Mark Regnerus’s blog-bait op-ed in The Washington Post purports to make the case for getting married early. “Say yes. What are you waiting for?” reads the headline. It’s not would you would call a “hard” case; he doesn’t argue that it’s better to get married before 25, full stop. But he does repeatedly express his own support for getting married in one’s early twenties, as he and his wife did. What he fails to do, however, is offer any substantial, convincing reason why anyone else ought to do the same.
First, he claims that “as ever, marriage wisely entered into remains good for the economy and the community, good for one’s personal well-being, good for wealth creation and, yes, good for the environment, too.” Aside from noting rather broadly that it’s “good for one’s personal well-being” (about which more in a moment), all of the reasons he essentially boil down to the notion that early marriage is good for society as a whole. Now, the greater good may be a good reason to, say, sort out your recycling, or install a low-water-use toilet, or give money to your church, or spend time volunteering. But is it really a compelling reason to get married? Perhaps in ages past that was the case — but that hasn’t been true for a long time. And while Regnerus might argue that he’s not saying it should be the primary factor, I question whether it should be a factor at all. Really: decisions about marriage should be made on the basis of whether or not you think you and your potential spouse will be happy and successful, not whether or not your marriage (or lack thereof) will make a positive impact on the economy. And as for the environmental impact, can you really imagine a strong, stable marriage founded on “Well, honey, I wasn’t sure if I wanted to marry you, and I’d thought I might wait a few years to take the plunge. But if we tie the knot now, while we’re both 23, it’ll reduce our carbon footprint. Will you marry me?”
What about those individual benefits? The “personal well-being?” Well, Regnerus manages to go through most of the essay without actually listing any particular benefits to early marriage, preferring instead to argue against the notion that getting married in one’s early twenties might be harmful. He points out that women are typically prepared, emotionally and mentally, for the commitment at a younger age than men, and that men become more stable as they grow older. He also notes, correctly, that young marriage doesn’t “cause” divorce, and that what really matters for successful marriage are “mentalities: such things as persistent and honest communication, conflict-resolution skills, the ability to handle the cyclical nature of so much of marriage, and a bedrock commitment to the very unity of the thing. I’ve met 18-year-olds who can handle it and 45-year-olds who can’t.” That’s all absolutely right! But none of this suggests anything about what age one ought to marry, and it certainly doesn’t suggest that early marriages provide any advantage. All he’s done is push back against some commonly given reasons why one ought to wait to marry; he’s not made the case that it’s actually better to do so while young.
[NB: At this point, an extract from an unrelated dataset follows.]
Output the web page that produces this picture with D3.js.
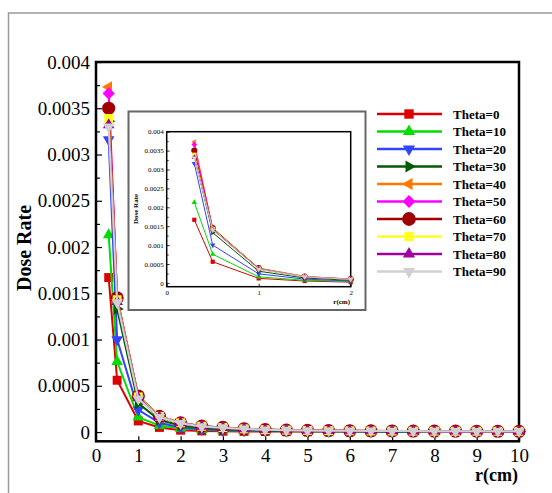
<!DOCTYPE html>
<html>
<head>
<meta charset="utf-8">
<script src="https://cdn.jsdelivr.net/npm/d3@7"></script>
<style>
  body { margin: 0; background: #fff; }
  svg { display: block; font-family: "Liberation Serif", "Times New Roman", serif; }
</style>
</head>
<body>
<div id="chart"></div>
<script>
// radial distances (cm)
const rValues = [0.3, 0.5, 1, 1.5, 2, 2.5, 3, 3.5, 4, 4.5, 5, 5.5, 6, 6.5, 7, 7.5, 8, 8.5, 9, 9.5, 10];

// dose rate per angle
const theta0  = [0.00167, 0.00056, 0.00012, 0.00005, 0.00002, 0.000012, 0.000009, 0.000007, 0.000006, 0.000005, 0.0000045, 0.000004, 0.0000035, 0.000003, 0.0000028, 0.0000025, 0.0000023, 0.0000021, 0.0000019, 0.0000017, 0.0000015];
const theta10 = [0.00213, 0.00076, 0.00016, 0.00007, 0.00004, 0.000025, 0.000018, 0.000014, 0.000011, 0.000009, 0.000008, 0.000007, 0.000006, 0.0000055, 0.000005, 0.0000045, 0.000004, 0.0000038, 0.0000035, 0.0000032, 0.000003];
const theta20 = [0.00316, 0.00100, 0.00024, 0.00010, 0.00005, 0.00003, 0.00002, 0.000016, 0.000013, 0.000011, 0.00001, 0.000009, 0.000008, 0.000007, 0.0000065, 0.000006, 0.0000055, 0.000005, 0.0000048, 0.0000045, 0.0000042];
const theta30 = [0.00336, 0.00133, 0.00031, 0.00013, 0.00007, 0.000045, 0.00003, 0.000022, 0.000017, 0.000014, 0.000012, 0.000011, 0.00001, 0.000009, 0.0000085, 0.000008, 0.0000075, 0.000007, 0.0000065, 0.000006, 0.0000058];
const theta40 = [0.00373, 0.00143, 0.00037, 0.00016, 0.00009, 0.00006, 0.000045, 0.000033, 0.000025, 0.00002, 0.000017, 0.000015, 0.000013, 0.000012, 0.000011, 0.00001, 0.0000095, 0.000009, 0.0000085, 0.000008, 0.0000078];
const theta50 = [0.00366, 0.00144, 0.00038, 0.00017, 0.0001, 0.000063, 0.000048, 0.000035, 0.000026, 0.000021, 0.000018, 0.000015, 0.000014, 0.000012, 0.000011, 0.00001, 0.0000095, 0.000009, 0.0000087, 0.0000083, 0.000008];
const theta60 = [0.00350, 0.00145, 0.00039, 0.00017, 0.0001, 0.000064, 0.00005, 0.000036, 0.000027, 0.000022, 0.000018, 0.000016, 0.000014, 0.000013, 0.000012, 0.000011, 0.00001, 0.0000095, 0.000009, 0.0000086, 0.0000083];
const theta70 = [0.00339, 0.00143, 0.00038, 0.00017, 0.0001, 0.000063, 0.000049, 0.000035, 0.000026, 0.000021, 0.000018, 0.000015, 0.000014, 0.000012, 0.000011, 0.00001, 0.0000095, 0.000009, 0.0000087, 0.0000083, 0.000008];
const theta80 = [0.00332, 0.00141, 0.00037, 0.00016, 0.000098, 0.000062, 0.000048, 0.000034, 0.000025, 0.00002, 0.000017, 0.000015, 0.000013, 0.000012, 0.000011, 0.00001, 0.0000092, 0.0000088, 0.0000085, 0.000008, 0.0000078];
const theta90 = [0.00330, 0.00140, 0.00036, 0.00016, 0.000095, 0.00006, 0.000047, 0.000034, 0.000025, 0.00002, 0.000017, 0.000015, 0.000013, 0.000012, 0.000011, 0.00001, 0.0000092, 0.0000088, 0.0000085, 0.000008, 0.0000078];

const seriesNames = ["Theta=0", "Theta=10", "Theta=20", "Theta=30", "Theta=40", "Theta=50", "Theta=60", "Theta=70", "Theta=80", "Theta=90"];
const seriesValues = [theta0, theta10, theta20, theta30, theta40, theta50, theta60, theta70, theta80, theta90];
const seriesColors = ["#dd0000", "#00dd00", "#3344ff", "#005a00", "#ff7700", "#ff00ff", "#a00000", "#ffff22", "#a000a0", "#d0d0d0"];
const seriesMarkers = ["square", "triUp", "triDown", "triRight", "triLeft", "diamond", "circle", "square", "triUp", "triDown"];

const yTicks = [0, 0.0005, 0.001, 0.0015, 0.002, 0.0025, 0.003, 0.0035, 0.004];
const yTickLabels = ["0", "0.0005", "0.001", "0.0015", "0.002", "0.0025", "0.003", "0.0035", "0.004"];
const yMinorTicks = [0.00025, 0.00075, 0.00125, 0.00175, 0.00225, 0.00275, 0.00325, 0.00375];
const xTicks = [0, 1, 2, 3, 4, 5, 6, 7, 8, 9, 10];
const insetXTicks = [0, 1, 2];

const W = 552, H = 493;

const svg = d3.select('#chart').append('svg')
  .attr('width', W)
  .attr('height', H);

// outer gray frame (runs off the page on right/bottom)
svg.append('rect')
  .attr('x', 8.5).attr('y', 13)
  .attr('width', 620).attr('height', 600)
  .attr('fill', 'none').attr('stroke', '#9a9a9a').attr('stroke-width', 1.5);

// marker shapes
function markerPath(kind, size) {
  let type = d3.symbolTriangle;
  if (kind === 'square' || kind === 'diamond') type = d3.symbolSquare;
  if (kind === 'circle') type = d3.symbolCircle;
  return d3.symbol().type(type).size(size)();
}
function markerRot(kind) {
  return { triDown: 180, triRight: 90, triLeft: -90, diamond: 45 }[kind] || 0;
}
const mainSizes = { square: 80, circle: 135, diamond: 75, triUp: 58, triDown: 58, triRight: 58, triLeft: 58 };

// ---------- main plot ----------
const x = d3.scaleLinear().domain([0, 10]).range([96, 519]);
const y = d3.scaleLinear().domain([-0.0001, 0.004]).range([441.3, 62]);

svg.append('g')
  .attr('transform', 'translate(96,0)')
  .call(d3.axisLeft(y).tickValues(yTicks).tickSize(-6).tickSizeOuter(0).tickPadding(6)
    .tickFormat((d, i) => yTickLabels[i]));
svg.append('g')
  .attr('transform', 'translate(96,0)')
  .call(d3.axisLeft(y).tickValues(yMinorTicks).tickSize(-4).tickSizeOuter(0).tickFormat(''));

svg.append('g')
  .attr('transform', 'translate(0,441.3)')
  .call(d3.axisBottom(x).tickValues(xTicks).tickSize(-5).tickSizeOuter(0).tickPadding(7)
    .tickFormat(d3.format('d')));

svg.selectAll('.domain').remove();
svg.selectAll('.tick line').attr('stroke', '#000').attr('stroke-width', 1.2);
svg.selectAll('.tick text').attr('font-size', 19).attr('fill', '#000')
  .attr('font-family', '"Liberation Serif", serif');

svg.append('rect')
  .attr('x', 96).attr('y', 62)
  .attr('width', 423).attr('height', 379.3)
  .attr('fill', 'none').attr('stroke', '#000').attr('stroke-width', 2.5);

const line = d3.line().x(d => x(d[0])).y(d => y(d[1]));

seriesValues.forEach((vals, i) => {
  const pts = rValues.map((r, j) => [r, vals[j]]);
  svg.append('path')
    .datum(pts)
    .attr('d', line)
    .attr('fill', 'none')
    .attr('stroke', seriesColors[i])
    .attr('stroke-width', 2);
  svg.append('g').selectAll('path')
    .data(pts)
    .join('path')
      .attr('d', markerPath(seriesMarkers[i], mainSizes[seriesMarkers[i]]))
      .attr('transform', d => `translate(${x(d[0])},${y(d[1])}) rotate(${markerRot(seriesMarkers[i])})`)
      .attr('fill', seriesColors[i]);
});

svg.append('text')
  .attr('x', 518).attr('y', 481)
  .attr('text-anchor', 'end')
  .attr('font-size', 18).attr('font-weight', 'bold')
  .text('r(cm)');

svg.append('text')
  .attr('transform', 'translate(31,248) rotate(-90)')
  .attr('text-anchor', 'middle')
  .attr('font-size', 20).attr('font-weight', 'bold')
  .text('Dose Rate');

// ---------- legend ----------
const legend = svg.append('g');
seriesNames.forEach((name, i) => {
  const ly = 114 + i * 17.5;
  legend.append('line')
    .attr('x1', 377).attr('x2', 442).attr('y1', ly).attr('y2', ly)
    .attr('stroke', seriesColors[i]).attr('stroke-width', 2.5);
  legend.append('path')
    .attr('d', markerPath(seriesMarkers[i], mainSizes[seriesMarkers[i]] * 1.1))
    .attr('transform', `translate(409,${ly}) rotate(${markerRot(seriesMarkers[i])})`)
    .attr('fill', seriesColors[i]);
  legend.append('text')
    .attr('x', 453).attr('y', ly + 4.5)
    .attr('font-size', 13).attr('font-weight', 'bold')
    .text(name);
});

// ---------- inset ----------
const inset = svg.append('g');
inset.append('rect')
  .attr('x', 128.5).attr('y', 111.5)
  .attr('width', 237).attr('height', 198.5)
  .attr('fill', '#fff').attr('stroke', '#666').attr('stroke-width', 2);

const xi = d3.scaleLinear().domain([0, 2]).range([166.7, 350.7]);
const yi = d3.scaleLinear().domain([-0.0001, 0.004]).range([286.7, 131.7]);

inset.append('g')
  .attr('transform', 'translate(166.7,0)')
  .call(d3.axisLeft(yi).tickValues(yTicks).tickSize(-3).tickSizeOuter(0).tickPadding(3)
    .tickFormat((d, i) => yTickLabels[i]));
inset.append('g')
  .attr('transform', 'translate(166.7,0)')
  .call(d3.axisLeft(yi).tickValues(yMinorTicks).tickSize(-2).tickSizeOuter(0).tickFormat(''));
inset.append('g')
  .attr('transform', 'translate(0,286.7)')
  .call(d3.axisBottom(xi).tickValues(insetXTicks).tickSize(-3).tickSizeOuter(0).tickPadding(3)
    .tickFormat(d3.format('d')));

inset.selectAll('.domain').remove();
inset.selectAll('.tick line').attr('stroke', '#000').attr('stroke-width', 0.8);
inset.selectAll('.tick text').attr('font-size', 7).attr('fill', '#000')
  .attr('font-family', '"Liberation Serif", serif');

inset.append('clipPath').attr('id', 'insetClip')
  .append('rect').attr('x', 160).attr('y', 125).attr('width', 196).attr('height', 165);

inset.append('rect')
  .attr('x', 166.7).attr('y', 131.7)
  .attr('width', 184).attr('height', 155)
  .attr('fill', 'none').attr('stroke', '#000').attr('stroke-width', 1.5);

const lineI = d3.line().x(d => xi(d[0])).y(d => yi(d[1]));
const insetData = inset.append('g').attr('clip-path', 'url(#insetClip)');

seriesValues.forEach((vals, i) => {
  const pts = rValues.map((r, j) => [r, vals[j]]).filter(d => d[0] <= 2);
  insetData.append('path')
    .datum(pts)
    .attr('d', lineI)
    .attr('fill', 'none')
    .attr('stroke', seriesColors[i])
    .attr('stroke-width', 1);
  insetData.append('g').selectAll('path')
    .data(pts)
    .join('path')
      .attr('d', markerPath(seriesMarkers[i], mainSizes[seriesMarkers[i]] * 0.22))
      .attr('transform', d => `translate(${xi(d[0])},${yi(d[1])}) rotate(${markerRot(seriesMarkers[i])})`)
      .attr('fill', seriesColors[i]);
});

inset.append('text')
  .attr('x', 350).attr('y', 304)
  .attr('text-anchor', 'end')
  .attr('font-size', 7).attr('font-weight', 'bold')
  .text('r(cm)');

inset.append('text')
  .attr('transform', 'translate(138,209) rotate(-90)')
  .attr('text-anchor', 'middle')
  .attr('font-size', 7).attr('font-weight', 'bold')
  .text('Dose Rate');
</script>
</body>
</html>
Finally near the end, he writes: “Today, there’s an even more compelling argument against delayed marriage: the economic benefits of pooling resources.” He follows this with:
Married people earn more, save more and build more wealth compared with people who are single or cohabiting. (Say what you will about the benefits of cohabitation, it’s a categorically less stable arrangement, far more prone to division than marriage.) We can combine incomes while reducing expenses such as food, child care, electricity, gas and water usage.
It’s of course true that marriage, on average, tends to make people more financially stable and well off over the long term. But those are accumulated benefits over time. So it’s not true, as he says, that “today, there’s an even more compelling argument against delaying marriage.” Financial stability isn’t something the pastor hands out after the kiss, not something they issue with a marriage license (too bad!); it’s something that takes years of planning and saving and earning to accomplish. And even if it provided a small short-term benefit, temporary economic turmoil isn’t a good reason to commit to someone else for life.
Regnerus, I think, makes only a single point in favor of early marriage, and it’s not a very strong one. It’s that female fertility dwindles with time. So for those who want children, there might be some very small benefit to early marriage. But I’m skeptical that even this should be a terribly significant factor; couples want kids when they want kids, and increasingly that’s going to be in the late 20s and early 30s. And in fact, I’d worry about any marriage founded in significant part on the decision to marry young because of fertility stats. Again, what sort of odds would you give to any marriage of 23 year olds founded on, “Well, I don’t know if I want to get married to you, or if I want to get married now, but my fertility is going to decrease in my late 30s… alright, baby, let’s get hitched!”
In the end, Regnerus has only really made that case that getting married young is perhaps not as bad as some have said. But he doesn’t manage to make a positive case for doing so, and in fact, stumbles onto a nearly contrary truth, which is that, at the individual level, the decision to marry isn’t really about age all; it’s about commitment.
Update: I should probably clarify somewhat to say that I’m not in any way opposed to people getting married before twenty five. Quite a few of my closest friends from college got married within a year of graduation; it seems to be working quite well for them, as I know it does for many folks. I just don’t think Regnerus makes much of a case for making the decision to get married early.